The students left the villages the next morning, and headed up to Mahasarakam Province for an exchange with P Ubon Yuwa and P Thoy Banjamlong, both from the Alternative Agriculture Network (AAN). P Ubon has been a long-time ally of ENGAGE. This exchange was a valuable opportunity for students to get at the bigger picture, of the global food system and all of it's irregularities and injustices. P Ubon gave a history of the Green Revolution and how it transformed Thai agriculture (and destroyed 30 % of forests, and generated 80 thousand baht debt for Isaan families), leading to a situation of corporate domination by corporations like Monsanto and CP, with close ties to Thai governance.
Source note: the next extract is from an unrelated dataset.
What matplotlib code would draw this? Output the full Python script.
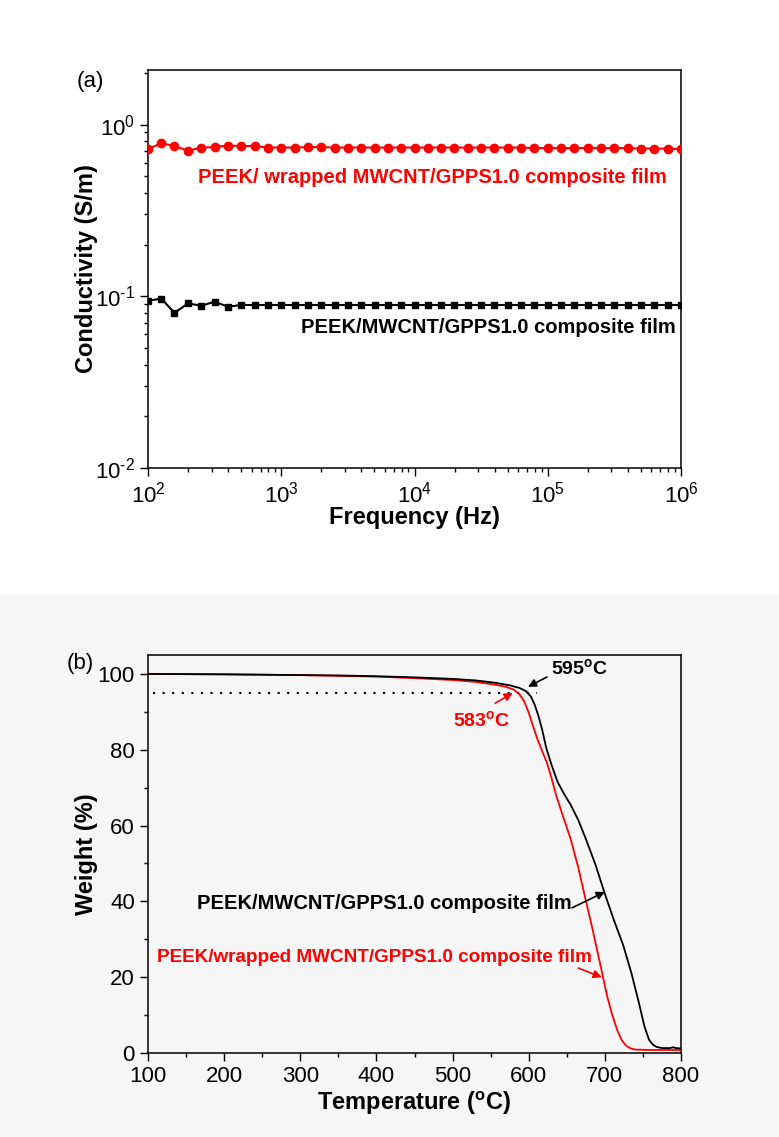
import matplotlib
matplotlib.use('Agg')
import matplotlib.pyplot as plt
import matplotlib.ticker as ticker
import numpy as np
from matplotlib.patches import Rectangle

plt.rcParams['font.family'] = ['Liberation Sans', 'DejaVu Sans']
plt.rcParams['mathtext.fontset'] = 'custom'
plt.rcParams['mathtext.rm'] = 'Liberation Sans'
plt.rcParams['mathtext.bf'] = 'Liberation Sans:bold'
plt.rcParams['mathtext.it'] = 'Liberation Sans:italic'

# (a) conductivity vs frequency
freq = [100, 126, 158, 200, 251, 316, 398, 501, 631, 794,
        1000, 1259, 1585, 1995, 2512, 3162, 3981, 5012, 6310, 7943,
        10000, 12589, 15849, 19953, 25119, 31623, 39811, 50119, 63096, 79433,
        100000, 125893, 158489, 199526, 251189, 316228, 398107, 501187, 630957, 794328,
        1000000]
cond_wrapped = [0.72, 0.78, 0.75, 0.705, 0.735, 0.74, 0.755, 0.75, 0.75, 0.735,
                0.735, 0.735, 0.74, 0.74, 0.735, 0.735, 0.735, 0.735, 0.735, 0.735,
                0.735, 0.735, 0.735, 0.735, 0.735, 0.735, 0.735, 0.735, 0.735, 0.73,
                0.73, 0.73, 0.73, 0.73, 0.73, 0.73, 0.73, 0.725, 0.725, 0.725,
                0.72]
cond_plain = [0.094, 0.097, 0.080, 0.091, 0.088, 0.093, 0.087, 0.089, 0.089, 0.089,
              0.089, 0.089, 0.089, 0.089, 0.089, 0.089, 0.089, 0.089, 0.089, 0.089,
              0.089, 0.089, 0.089, 0.089, 0.089, 0.089, 0.089, 0.089, 0.089, 0.089,
              0.089, 0.089, 0.089, 0.089, 0.089, 0.089, 0.089, 0.089, 0.089, 0.089,
              0.089]

# (b) TGA curves
temp_plain = [100, 150, 200, 250, 300, 350, 400, 450, 500, 530, 555, 575, 588, 597,
              603, 608, 613, 618, 623, 630, 638, 646, 655, 665, 675, 688, 700, 712,
              724, 735, 745, 752, 758, 763, 768, 775, 785, 790, 793, 800]
weight_plain = [100, 99.95, 99.9, 99.8, 99.7, 99.6, 99.4, 99.1, 98.7, 98.3, 97.7, 97.0,
                96.3, 95.4, 94.0, 91.8, 88.8, 85.0, 80.5, 76.0, 71.5, 68.5, 65.5, 61.5,
                56.5, 49.5, 42.0, 35.0, 28.5, 21.0, 13.0, 7.0, 3.5, 2.2, 1.6, 1.3,
                1.3, 1.5, 1.3, 1.2]
temp_wrapped = [100, 150, 200, 250, 300, 350, 400, 450, 500, 530, 555, 570, 580, 588,
                594, 600, 606, 612, 618, 624, 630, 636, 645, 655, 665, 673, 684, 696,
                703, 709, 716, 722, 728, 734, 740, 760, 800]
weight_wrapped = [100, 99.95, 99.9, 99.8, 99.7, 99.5, 99.3, 98.9, 98.4, 97.9, 97.2,
                  96.6, 95.9, 94.6, 92.8, 89.8, 86.0, 82.5, 79.5, 76.5, 72.5, 68.0,
                  62.5, 56.5, 49.0, 42.0, 32.5, 21.5, 15.0, 10.5, 6.2, 3.4, 1.9, 1.2,
                  0.9, 0.8, 0.8]
onset_level = 95

W, H = 779, 1137
fig = plt.figure(figsize=(W / 100, H / 100), dpi=100)
bg = Rectangle((0, 0), 1, (H - 595) / H, transform=fig.transFigure,
               facecolor='#f6f6f6', edgecolor='none', zorder=-10)
fig.add_artist(bg)

ax_l, ax_w, ax_h = 148 / W, 533 / W, 398 / H
ax1 = fig.add_axes([ax_l, (H - 468) / H, ax_w, ax_h])
ax2 = fig.add_axes([ax_l, (H - 1053) / H, ax_w, ax_h])
ax2.set_facecolor('none')


def style_axes(ax):
    for s in ax.spines.values():
        s.set_linewidth(1.1)
    ax.tick_params(which='both', direction='out', top=False, right=False,
                   labelsize=16, pad=4, width=1)
    ax.tick_params(which='major', length=5.5)
    ax.tick_params(which='minor', length=3)


def pow_label(v, pos):
    e = int(round(np.log10(v)))
    if e < 0:
        return r'$\mathregular{10^{\text{-}%d}}$' % (-e)
    return r'$\mathregular{10^{%d}}$' % e


# ---- panel (a)
ax1.plot(freq, cond_wrapped, '-o', color='#ff0000', lw=1.5, ms=6, zorder=3)
ax1.plot(freq, cond_plain, '-s', color='black', lw=1.5, ms=5, zorder=3)
ax1.set_xscale('log')
ax1.set_yscale('log')
ax1.set_xlim(100, 1e6)
ax1.set_ylim(0.01, 2.08)
ax1.xaxis.set_major_locator(ticker.LogLocator(base=10, numticks=10))
ax1.xaxis.set_minor_locator(ticker.LogLocator(base=10, subs=range(2, 10), numticks=20))
ax1.yaxis.set_major_locator(ticker.LogLocator(base=10, numticks=10))
ax1.yaxis.set_minor_locator(ticker.LogLocator(base=10, subs=range(2, 10), numticks=20))
ax1.xaxis.set_major_formatter(ticker.FuncFormatter(pow_label))
ax1.yaxis.set_major_formatter(ticker.FuncFormatter(pow_label))
ax1.xaxis.set_minor_formatter(ticker.NullFormatter())
ax1.yaxis.set_minor_formatter(ticker.NullFormatter())
style_axes(ax1)
ax1.set_xlabel('Frequency (Hz)', fontsize=17, fontweight='bold')
ax1.set_ylabel('Conductivity (S/m)', fontsize=17, fontweight='bold')
ax1.xaxis.set_label_coords(0.5, -0.095)
ax1.yaxis.set_label_coords(-0.094, 0.5)
ax1.text(237, 0.49, 'PEEK/ wrapped MWCNT/GPPS1.0 composite film', color='#ff0000',
         fontsize=14.5, fontweight='bold', ha='left', va='center')
ax1.text(1400, 0.0655, 'PEEK/MWCNT/GPPS1.0 composite film', color='black',
         fontsize=14.5, fontweight='bold', ha='left', va='center')
fig.text(90 / W, 1 - 82 / H, '(a)', fontsize=16, ha='center', va='center')

# ---- panel (b)
ax2.plot(temp_wrapped, weight_wrapped, color='#ff0000', lw=1.3, zorder=3)
ax2.plot(temp_plain, weight_plain, color='black', lw=1.3, zorder=4)
ax2.plot([107, 611], [onset_level, onset_level], color='black', lw=1.5,
         linestyle=(0, (1, 3.6)), zorder=2)
ax2.set_xlim(100, 800)
ax2.set_ylim(0, 105)
ax2.xaxis.set_major_locator(ticker.MultipleLocator(100))
ax2.xaxis.set_minor_locator(ticker.MultipleLocator(50))
ax2.yaxis.set_major_locator(ticker.MultipleLocator(20))
ax2.yaxis.set_minor_locator(ticker.MultipleLocator(10))
style_axes(ax2)
ax2.set_xlabel(r'Temperature ($^{\mathbf{o}}$C)', fontsize=17, fontweight='bold')
ax2.set_ylabel('Weight (%)', fontsize=17, fontweight='bold')
ax2.xaxis.set_label_coords(0.5, -0.092)
ax2.yaxis.set_label_coords(-0.094, 0.5)
fig.text(80 / W, 1 - 664 / H, '(b)', fontsize=16, ha='center', va='center')

arrow_k = dict(arrowstyle='-|>', color='black', lw=1.2, mutation_scale=12,
               shrinkA=0, shrinkB=0)
arrow_r = dict(arrowstyle='-|>', color='#ff0000', lw=1.2, mutation_scale=12,
               shrinkA=0, shrinkB=0)

ax2.text(666, 101.6, r'595$^{\mathbf{o}}$C', color='black', fontsize=14,
         fontweight='bold', ha='center', va='center')
ax2.annotate('', xy=(599, 96.6), xytext=(624, 99.2), arrowprops=arrow_k)
ax2.text(538, 87.9, r'583$^{\mathbf{o}}$C', color='#ff0000', fontsize=14,
         fontweight='bold', ha='center', va='center')
ax2.annotate('', xy=(579, 95.0), xytext=(556, 92.3), arrowprops=arrow_r)

ax2.text(656, 39.5, 'PEEK/MWCNT/GPPS1.0 composite film', color='black',
         fontsize=14.5, fontweight='bold', ha='right', va='center')
ax2.annotate('', xy=(700, 42.5), xytext=(657, 38.3), arrowprops=arrow_k)
ax2.text(683, 25.3, 'PEEK/wrapped MWCNT/GPPS1.0 composite film', color='#ff0000',
         fontsize=13.6, fontweight='bold', ha='right', va='center')
ax2.annotate('', xy=(696, 20.0), xytext=(665, 22.4), arrowprops=arrow_r)

fig.savefig('out.png', dpi=100)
P Ubon and P Thoy also explained the emergence of the AAN, its early work to generate villager-research based policies with the government (which were rejected) and its current work to support the 100 thousand or more organic farmers without the power to change government policies. The students really enjoyed the discussion and asked engaging questions, including one about the potential for small-scale, family farms to feed populations (a criticism often directed at the organic movement). P Ubon talked about the notion that these farms are insufficient as "illusory" and related it to the realities of international pressure and policy that makes it easier for governments to work directly with corporations and not small farmers, as well as the fact that food exporting countries like the U.S. and Thailand continue to have parts of their population who lack sufficient access to food. Food's commoditization has meant restricted access and international trade continues on without "reason" (or what P Than might call "understanding").Sustainable agriculture must compete with the offers of the capitalist system and the reality that organic farming is harder; you must rely on yourself. But for the AAN, controlling one's production and not being under the control of corporations, working in groups (as in the village farmers' groups that students stayed with) can mean small victories, concrete ways of taking back "the old knowledge" (much like my friend Sun had shared at the Green Market).
Going against convention, or a complete change of thinking that stems from experience and struggle, takes 4 years.